→ The request: Print, word for word, every line from the beginning of the listing up to and including the line with "(lorngt) at (713,127)". Pictures are to be excluded.

→ Material provided:

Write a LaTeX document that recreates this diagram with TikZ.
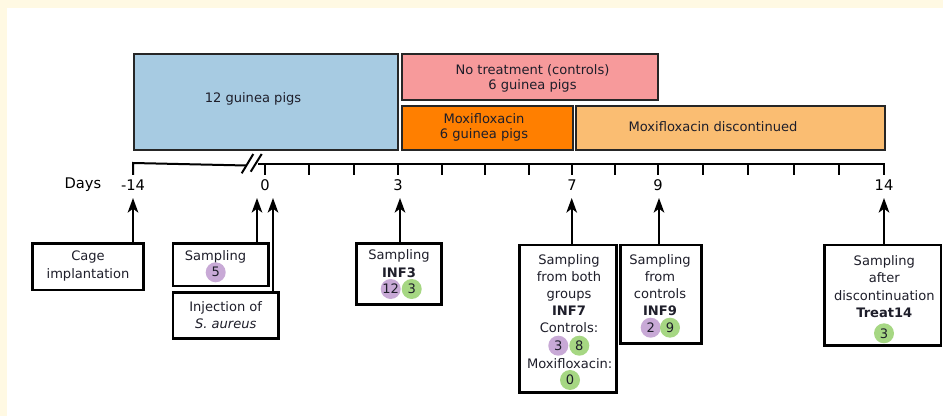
\documentclass[tikz,border=0pt]{standalone}
\usepackage{fontspec}
\setmainfont{DejaVu Sans}
\usetikzlibrary{arrows.meta,calc}
\definecolor{cream}{HTML}{FFF9E3}
\definecolor{bluebox}{HTML}{A7CBE2}
\definecolor{pinkbox}{HTML}{F79A9B}
\definecolor{orangebox}{HTML}{FF7F00}
\definecolor{lorangebox}{HTML}{FABD72}
\definecolor{purp}{HTML}{C8A9D6}
\definecolor{grn}{HTML}{A6D783}
\definecolor{txt}{HTML}{1E1E2A}
\begin{document}
\begin{tikzpicture}[x=0.75pt,y=-0.75pt,
  phase/.style={draw=black!85, line width=1.3pt, inner sep=0pt, outer sep=0pt},
  evbox/.style={draw=black, line width=2pt, fill=white, inner sep=0pt, outer sep=0pt},
  lbl/.style={font=\fontsize{9.8}{12.9}\selectfont, text=txt, align=center, inner sep=0pt, anchor=north},
  toplbl/.style={font=\fontsize{9.8}{11.8}\selectfont, text=txt, align=center, inner sep=0pt},
  axlbl/.style={font=\fontsize{11}{13}\selectfont, text=black, inner sep=0pt},
  cnt/.style={circle, minimum size=15pt, inner sep=0pt, font=\fontsize{9.8}{12}\selectfont, text=txt},
  pc/.style={cnt, fill=purp},
  gc/.style={cnt, fill=grn},
  axisline/.style={line width=1.5pt, black},
  up/.style={line width=1.2pt, -{Stealth[length=11pt,width=8pt,inset=3pt]}},
]
% background and bounding box
\fill[cream] (0,0) rectangle (943,416);
\fill[white] (7,8) rectangle (943,416);
\useasboundingbox (0,0) rectangle (943,416);

% phase boxes
\node[phase, fill=bluebox, minimum width=198pt, minimum height=72pt] (blue) at (266,102) {};
\node[toplbl] (bluet) at (253,99) {12 guinea pigs};
\node[phase, fill=pinkbox, minimum width=192pt, minimum height=34.5pt] (pink) at (530,77) {};
\node[toplbl, anchor=north] (pinkt) at (532.5,64) {No treatment (controls)\\6 guinea pigs};
\node[phase, fill=orangebox, minimum width=128.25pt, minimum height=33pt] (orng) at (487.5,128) {};
\node[toplbl, anchor=north] (orngt) at (484,113) {Moxifloxacin\\6 guinea pigs};
\node[phase, fill=lorangebox, minimum width=231.75pt, minimum height=33pt] (lorng) at (730.5,128) {};
\node[toplbl] (lorngt) at (713,127) {Moxifloxacin discontinued};

% axis
\draw[axisline] (133,175) -- (133,163) -- (246,165.5);
\draw[axisline] (258,164) -- (884,164) -- (884,175);
\draw[line width=1.5pt] (241.7,173.3) -- (253.3,154);
\draw[line width=1.5pt] (250.7,171.7) -- (261.7,154);
\foreach \xx in {265,309.3,353.7,398,441.5,485,528.5,572,615,658,703.2,748.4,793.6,838.8}
  \draw[axisline] (\xx,164) -- (\xx,175);

\node[axlbl] (days) at (83,185) {Days};
\node[axlbl] (dm14) at (133,185) {-14};
\node[axlbl] (d0) at (265,185) {0};
\node[axlbl] (d3) at (398,185) {3};
\node[axlbl] (d7) at (572,185) {7};
\node[axlbl] (d9) at (658,185) {9};
\node[axlbl] (d14) at (884,185) {14};

% event boxes
\node[evbox, minimum width=83pt, minimum height=35pt] (cage) at (88,266.7) {};
\node[lbl] (caget) at (88,251) {Cage\\implantation};

\node[evbox, minimum width=71.5pt, minimum height=32pt] (s0) at (220.7,264.7) {};
\node[lbl] (s0t) at (215.5,250) {Sampling};
\node[pc] (s0a) at (215.7,272.3) {5};

\node[evbox, minimum width=79pt, minimum height=34.2pt] (inj) at (225.7,315.5) {};
\node[lbl] (injt) at (225.7,301) {Injection of\\\textit{S. aureus}};

\node[evbox, minimum width=63.75pt, minimum height=45.75pt] (s3) at (399.2,273.8) {};
\node[lbl] (s3t) at (399,249.7) {Sampling\\\textbf{INF3}};
\node[pc] (s3a) at (390.7,289) {12};
\node[gc] (s3b) at (411.7,289) {3};

\node[evbox, minimum width=73pt, minimum height=110.5pt] (s7) at (568,318.7) {};
\node[lbl] (s7t) at (569,254) {Sampling\\from both\\groups\\\textbf{INF7}\\Controls:};
\node[pc] (s7a) at (558.3,345.7) {3};
\node[gc] (s7b) at (579.3,345.7) {8};
\node[lbl] (s7m) at (569.7,358) {Moxifloxacin:};
\node[gc] (s7c) at (570,380) {0};

\node[evbox, minimum width=61pt, minimum height=73.7pt] (s9) at (661,294.2) {};
\node[lbl] (s9t) at (660,254) {Sampling\\from\\controls\\\textbf{INF9}};
\node[pc] (s9a) at (650.7,327.7) {2};
\node[gc] (s9b) at (670,327.7) {9};

\node[evbox, minimum width=87.5pt, minimum height=75.5pt] (s14) at (882.7,295.3) {};
\node[lbl, font=\fontsize{9.8}{13.2}\selectfont] (s14t) at (884.3,255) {Sampling\\after\\discontinuation\\\textbf{Treat14}};
\node[gc] (s14a) at (884,333.3) {3};

% arrows
\coordinate (tm14) at (133,198);
\coordinate (ts0) at (257,198);
\coordinate (tinj) at (273,198);
\coordinate (ts3) at (400,198);
\coordinate (ts7) at (571.7,198);
\coordinate (ts9) at (659,198);
\coordinate (ts14) at (884,198);
\draw[up] (cage.north -| tm14) -- (tm14);
\draw[up] (s0.north -| ts0) -- (ts0);
\draw[up] (inj.north -| tinj) -- (tinj);
\draw[up] (s3.north -| ts3) -- (ts3);
\draw[up] (s7.north -| ts7) -- (ts7);
\draw[up] (s9.north -| ts9) -- (ts9);
\draw[up] (s14.north -| ts14) -- (ts14);
\end{tikzpicture}
\end{document}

→ Solution:
Write a LaTeX document that recreates this diagram with TikZ.
\documentclass[tikz,border=0pt]{standalone}
\usepackage{fontspec}
\setmainfont{DejaVu Sans}
\usetikzlibrary{arrows.meta,calc}
\definecolor{cream}{HTML}{FFF9E3}
\definecolor{bluebox}{HTML}{A7CBE2}
\definecolor{pinkbox}{HTML}{F79A9B}
\definecolor{orangebox}{HTML}{FF7F00}
\definecolor{lorangebox}{HTML}{FABD72}
\definecolor{purp}{HTML}{C8A9D6}
\definecolor{grn}{HTML}{A6D783}
\definecolor{txt}{HTML}{1E1E2A}
\begin{document}
\begin{tikzpicture}[x=0.75pt,y=-0.75pt,
  phase/.style={draw=black!85, line width=1.3pt, inner sep=0pt, outer sep=0pt},
  evbox/.style={draw=black, line width=2pt, fill=white, inner sep=0pt, outer sep=0pt},
  lbl/.style={font=\fontsize{9.8}{12.9}\selectfont, text=txt, align=center, inner sep=0pt, anchor=north},
  toplbl/.style={font=\fontsize{9.8}{11.8}\selectfont, text=txt, align=center, inner sep=0pt},
  axlbl/.style={font=\fontsize{11}{13}\selectfont, text=black, inner sep=0pt},
  cnt/.style={circle, minimum size=15pt, inner sep=0pt, font=\fontsize{9.8}{12}\selectfont, text=txt},
  pc/.style={cnt, fill=purp},
  gc/.style={cnt, fill=grn},
  axisline/.style={line width=1.5pt, black},
  up/.style={line width=1.2pt, -{Stealth[length=11pt,width=8pt,inset=3pt]}},
]
% background and bounding box
\fill[cream] (0,0) rectangle (943,416);
\fill[white] (7,8) rectangle (943,416);
\useasboundingbox (0,0) rectangle (943,416);

% phase boxes
\node[phase, fill=bluebox, minimum width=198pt, minimum height=72pt] (blue) at (266,102) {};
\node[toplbl] (bluet) at (253,99) {12 guinea pigs};
\node[phase, fill=pinkbox, minimum width=192pt, minimum height=34.5pt] (pink) at (530,77) {};
\node[toplbl, anchor=north] (pinkt) at (532.5,64) {No treatment (controls)\\6 guinea pigs};
\node[phase, fill=orangebox, minimum width=128.25pt, minimum height=33pt] (orng) at (487.5,128) {};
\node[toplbl, anchor=north] (orngt) at (484,113) {Moxifloxacin\\6 guinea pigs};
\node[phase, fill=lorangebox, minimum width=231.75pt, minimum height=33pt] (lorng) at (730.5,128) {};
\node[toplbl] (lorngt) at (713,127) {Moxifloxacin discontinued};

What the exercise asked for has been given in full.